Gray Davis
THE PETER PRINCIPLE IN ACTION:
Splendid staffer, winning legislator, competent controller, presentable lieutenant governor and then
‘Caps’
WELL, AT LEAST WHEN THE FEDERAL ENERGY REGULATORY COMMISSION bent to political pressures last week, it only bent to the extent of imposing “soft” caps on energy prices, rather than imposing the “hard” caps sought by Gov. Gray Davis. So when problems, unforeseen but probably inevitable, arise as a result of the caps, their impact should be somewhat muted.
And there is a good aspect to these cautious caps,they should eliminate the onerous price spikes that have bedeviled the state for months. (Indeed, rather than being “too little, too late” as critics charge, the FERC’s actions might be “enough, in time” as prices soften on their own and some observers, as Rajiv Vyas reports on page 1, begin to reduce their forecasts of outages this summer.)
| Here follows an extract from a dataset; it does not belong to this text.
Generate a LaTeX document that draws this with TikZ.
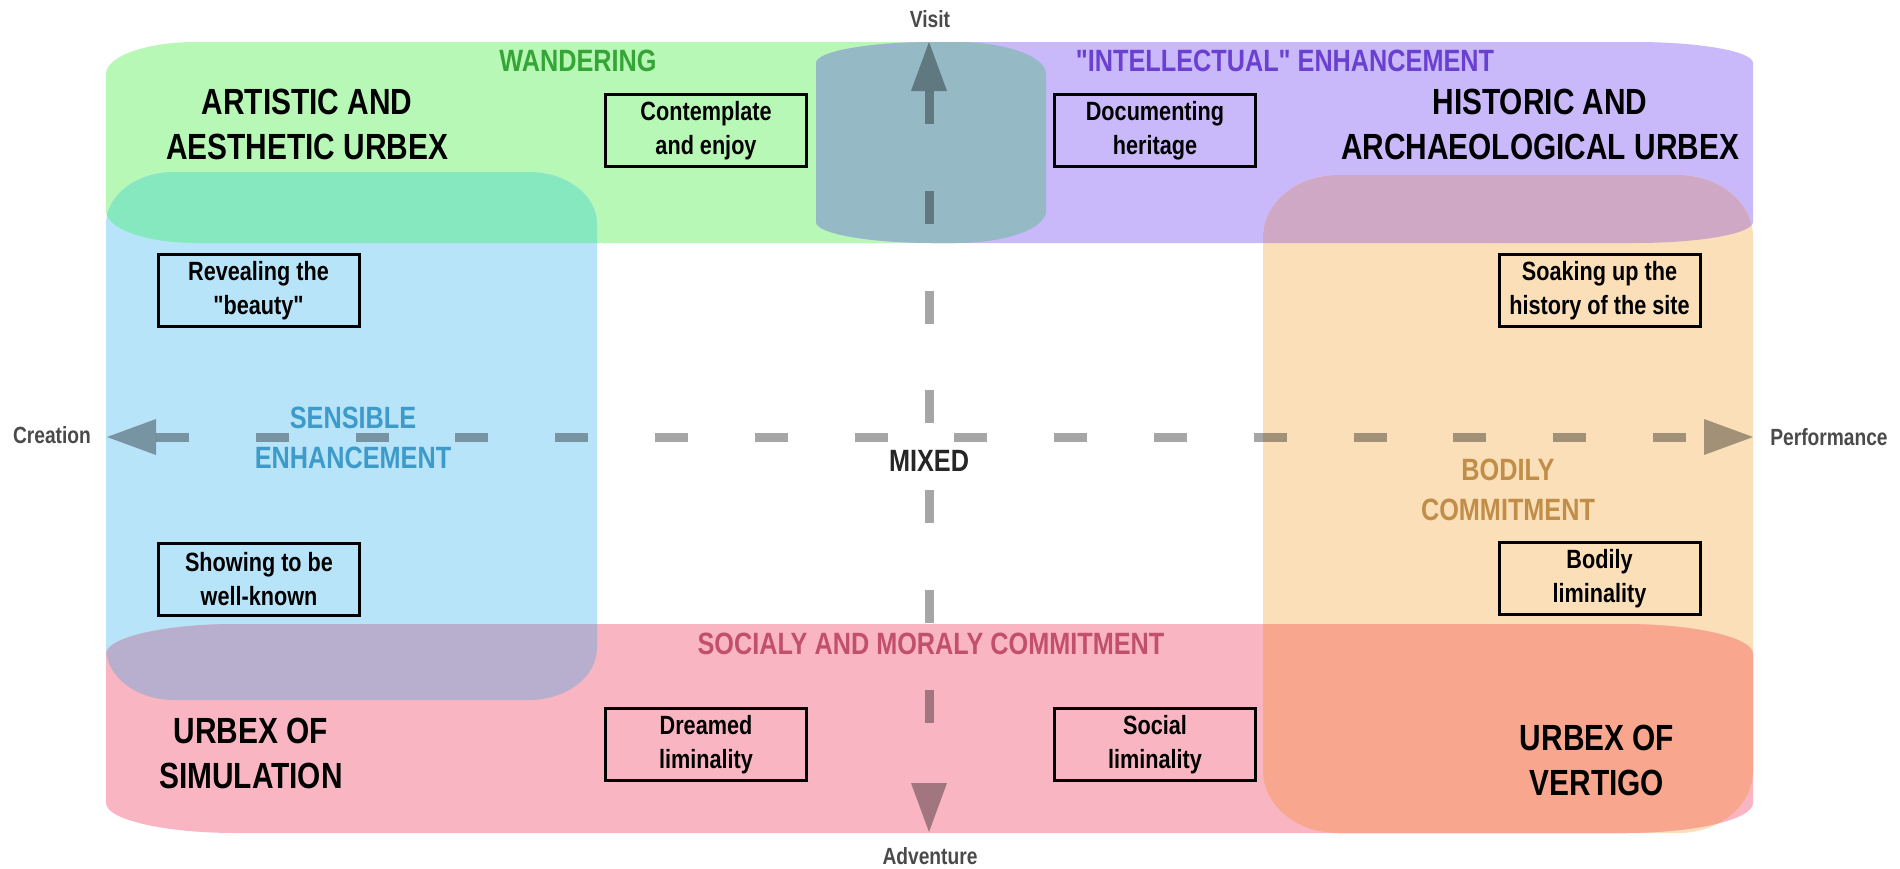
\documentclass[tikz,border=0pt]{standalone}
\usepackage{fontspec}
\newfontfamily\nar[FakeStretch=0.82]{Liberation Sans}
\definecolor{cGreen}{HTML}{B7F8B7}
\definecolor{cPurple}{HTML}{C9B8FA}
\definecolor{cBlue}{HTML}{B8E4FA}
\definecolor{cOrange}{HTML}{FADFB8}
\definecolor{cPink}{HTML}{F9B6C2}
\definecolor{cGP}{HTML}{95B9C5}
\definecolor{cGB}{HTML}{86E8BE}
\definecolor{cPO}{HTML}{CEA8C4}
\definecolor{cBP}{HTML}{B8AECE}
\definecolor{cOP}{HTML}{F9A68E}
\definecolor{cAxis}{HTML}{A6A6A6}
\definecolor{cAxLab}{HTML}{4A4A4A}
\definecolor{tGreen}{HTML}{35A535}
\definecolor{tPurple}{HTML}{6A40D0}
\definecolor{tBlue}{HTML}{3D9AC9}
\definecolor{tOrange}{HTML}{C08E48}
\definecolor{tPink}{HTML}{C2506B}
\definecolor{tMixed}{HTML}{262626}
% band with elliptical corners: x1 y1 x2 y2 rx ry (pixel coords, y down)
\newcommand\ubxband[6]{({#1+#5},#2) -- ({#3-#5},#2) .. controls ({#3-0.4477*#5},#2) and (#3,{#2+0.4477*#6}) .. (#3,{#2+#6}) -- (#3,{#4-#6}) .. controls (#3,{#4-0.4477*#6}) and ({#3-0.4477*#5},#4) .. ({#3-#5},#4) -- ({#1+#5},#4) .. controls ({#1+0.4477*#5},#4) and (#1,{#4-0.4477*#6}) .. (#1,{#4-#6}) -- (#1,{#2+#6}) .. controls (#1,{#2+0.4477*#6}) and ({#1+0.4477*#5},#2) .. ({#1+#5},#2) -- cycle}
\newcommand\bGreen{\ubxband{106}{42}{1046}{243}{90}{32}}
\newcommand\bPurple{\ubxband{816}{42}{1753}{243}{118}{21}}
\newcommand\bBlue{\ubxband{106}{172}{597}{700}{68}{52}}
\newcommand\bOrange{\ubxband{1263}{175}{1753}{833}{75}{62}}
\newcommand\bPink{\ubxband{106}{624}{1753}{833}{130}{30}}
\begin{document}
\begin{tikzpicture}[x=0.5pt,y=-0.5pt,
  stepbox/.style={draw=black, line width=1.5pt, minimum width=100.5pt, minimum height=36pt, inner sep=0pt, align=center, font=\nar\bfseries\fontsize{13.2}{17}\selectfont},
  title/.style={align=center, inner sep=0pt, font=\nar\bfseries\fontsize{18.2}{22.5}\selectfont},
  cat/.style={align=center, inner sep=0pt, font=\nar\bfseries\fontsize{15.4}{20}\selectfont},
  axlab/.style={inner sep=0pt, text=cAxLab, font=\nar\bfseries\fontsize{11.7}{14}\selectfont},
  axline/.style={draw=cAxis, line width=4.5pt, dash pattern=on 16.5pt off 33.4pt},
  axhead/.style={fill=cAxis}]
\useasboundingbox (0,0) rectangle (1900,868);
\fill[white] (0,0) rectangle (1900,868);
% bands
\fill[cGreen] \bGreen;
\fill[cPurple] \bPurple;
\fill[cBlue] \bBlue;
\fill[cOrange] \bOrange;
\fill[cPink] \bPink;
% overlaps
\begin{scope}\clip \bGreen; \fill[cGP] \bPurple; \end{scope}
\begin{scope}\clip \bGreen; \fill[cGB] \bBlue; \end{scope}
\begin{scope}\clip \bPurple; \fill[cPO] \bOrange; \end{scope}
\begin{scope}\clip \bBlue; \fill[cBP] \bPink; \end{scope}
\begin{scope}\clip \bOrange; \fill[cOP] \bPink; \end{scope}
% axes
\coordinate (hL) at (107,437);
\coordinate (hLb) at (156,437);
\coordinate (hR) at (1753,437);
\coordinate (hRb) at (1704,437);
\coordinate (vT) at (929,42);
\coordinate (vTb) at (929,91);
\coordinate (vB) at (929,832);
\coordinate (vBb) at (929,783);
\begin{scope}[blend mode=multiply]
\draw[axline] (hLb) -- (hRb);
\draw[axline] (vTb) -- (vBb);
\fill[axhead] (hL) -- ([yshift=-9pt]hLb) -- ([yshift=9pt]hLb) -- cycle;
\fill[axhead] (hR) -- ([yshift=-9pt]hRb) -- ([yshift=9pt]hRb) -- cycle;
\fill[axhead] (vT) -- ([xshift=-9pt]vTb) -- ([xshift=9pt]vTb) -- cycle;
\fill[axhead] (vB) -- ([xshift=-9pt]vBb) -- ([xshift=9pt]vBb) -- cycle;
\end{scope}
% axis labels
\node[axlab] (visit) at (930,19) {Visit};
\node[axlab] (adventure) at (930,856) {Adventure};
\node[axlab] (creation) at (52,435) {Creation};
\node[axlab] (performance) at (1829,437) {Performance};
% category labels
\node[cat, text=tGreen] (wandering) at (578,61) {WANDERING};
\node[cat, text=tPurple] (intellectual) at (1285,61) {"INTELLECTUAL" ENHANCEMENT};
\node[cat, text=tBlue] (sensible) at (353,438) {SENSIBLE\\ENHANCEMENT};
\node[cat, text=tOrange] (bodilyc) at (1508,490) {BODILY\\COMMITMENT};
\node[cat, text=tPink] (socialy) at (931,644) {SOCIALY AND MORALY COMMITMENT};
\node[cat, text=tMixed] (mixed) at (929,461) {MIXED};
% titles
\node[title] (artistic) at (307,124) {ARTISTIC AND\\AESTHETIC URBEX};
\node[title] (historic) at (1540,124) {HISTORIC AND\\ARCHAEOLOGICAL URBEX};
\node[title] (simulation) at (251,753) {URBEX OF\\SIMULATION};
\node[title] (vertigo) at (1597,760) {URBEX OF\\VERTIGO};
% boxes
\node[stepbox] (contemplate) at (706,130.5) {Contemplate\\and enjoy};
\node[stepbox] (documenting) at (1155,130.5) {Documenting\\heritage};
\node[stepbox] (revealing) at (258.5,290.5) {Revealing the\\"beauty"};
\node[stepbox] (soaking) at (1599.5,290.5) {Soaking up the\\history of the site};
\node[stepbox] (showing) at (259,579.5) {Showing to be\\well-known};
\node[stepbox] (bodily) at (1599.5,578.5) {Bodily\\liminality};
\node[stepbox] (dreamed) at (706,744.5) {Dreamed\\liminality};
\node[stepbox] (social) at (1155,744.5) {Social\\liminality};
\end{tikzpicture}
\end{document}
Of course, overlooked is the fact that Davis could have been setting ceilings of his own all along by simply telling power producers that the state would not pay more than X amount for power. The worst that would happen, assuming that X was not concocted in fairytale land, is that the state might be deprived of some power on the margin, resulting in a few more blackouts than would otherwise be the case. But if we’re going to suffer blackouts anyway, doesn’t it make sense to do so when the alternative is to pay a prohibitive price for a relatively small amount of electricity? When Davis fumes over the fact that a producer sold the state “last minute” power at 10 times the market rate, why doesn’t somebody ask the governor why he was so foolish as to pay it?
Indeed, much of what the FERC did last week was to impose some discipline on California’s skittish leadership. For example, the FERC called generators, utilities and the state of California to the table this week to try to settle their dispute over alleged overcharges.
We could be well on our way to getting out of this mess if Davis himself had the wherewithal and good sense to get everyone on the same page. But for Davis, the energy crisis is not a problem to be solved, but a predicament to be spun, which requires him to keep politics at the center of his energy “policy.”